2. Average vs. Instantaneous Quantities

• Average vs. instantaneous velocity:

  • Average velocity: Total displacement over total time interval.
  • Instantaneous velocity: Velocity at an exact moment (e.g., reading a speedometer).
  • Critical confusion:
    • Myth: $v_{\text{avg}} = \frac{v_i + v_f}{2}$ always.
    • Reality: This is only true for constant acceleration. For non-constant acceleration (e.g., changing forces), this formula fails.
    • Example: A car accelerating from $0$ to $20 \, \text{m/s}$ with varying acceleration: $v_{\text{avg}} \neq 10 \, \text{m/s}$.
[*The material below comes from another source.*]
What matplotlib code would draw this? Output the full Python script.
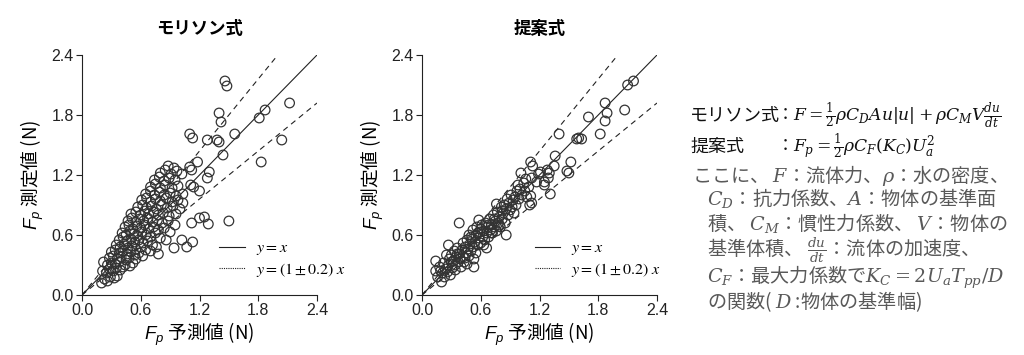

• Average speed vs. average velocity:

  • Average speed: $\displaystyle \frac{\text{total distance traveled}}{\Delta t}$ (always ≥ 0).
  • Average velocity: $\displaystyle \frac{\Delta x}{\Delta t}$ (can be zero even with motion).
  • Critical confusion:
    • Example: Running a lap on a $400$-m track:
      • $\Delta x = 0$ → average velocity = $0$,
      • Total distance = $400 \, \text{m}$ → average speed > $0$.

• Instantaneous speed:

  • Defined as $|v|$ (magnitude of instantaneous velocity).
  • Critical confusion:
    • Instantaneous speed ≠ average speed over a small interval.
    • Example: A car slowing down from $30 \, \text{m/s}$ to $10 \, \text{m/s}$:
      • Instantaneous speed at $t=2$ s might be $20 \, \text{m/s}$,
      • Average speed over $t=1$ to $t=3$ s is $\frac{30+10}{2} = 20 \, \text{m/s}$ only if acceleration is constant.

3. Acceleration

• Definition:

  • Rate of change of velocity: $\displaystyle a = \frac{\Delta v}{\Delta t}$ or $\displaystyle a = \frac{dv}{dt}$.
  • Units: $\text{m/s}^2$.
  • In 1D, sign indicates direction (e.g., $a > 0$ = acceleration in $+x$ direction).

• Critical confusions:

  • Myth: "Negative acceleration always means slowing down."

  • Reality:

    Velocity ($v$)	Acceleration ($a$)	Effect on speed
    $v > 0$ (right)	$a < 0$ (left)	Slowing down
    $v < 0$ (left)	$a < 0$ (left)	Speeding up
    $v > 0$ (right)	$a > 0$ (right)	Speeding up
    $v < 0$ (left)	$a > 0$ (right)	Slowing down

    • Example: A car moving left ($v = -10 \, \text{m/s}$) with $a = -2 \, \text{m/s}^2$:
      • Acceleration matches velocity direction → speed increases (e.g., $-12 \, \text{m/s}$ after $1$ s).

  • "Deceleration" is not a technical term:

    • It simply means acceleration opposing velocity direction (reducing speed).
    • Always specify direction: "acceleration in the negative direction" instead of "deceleration."

• Graphical interpretation:

  • On $v$-$t$ graph: slope = acceleration.
  • On $a$-$t$ graph: area under curve = change in velocity ($\Delta v$).
  • Critical confusion:
    • Zero acceleration does not mean zero velocity.
    • Example: A car moving at constant $v = 20 \, \text{m/s}$ has $a = 0$, but $v \neq 0$.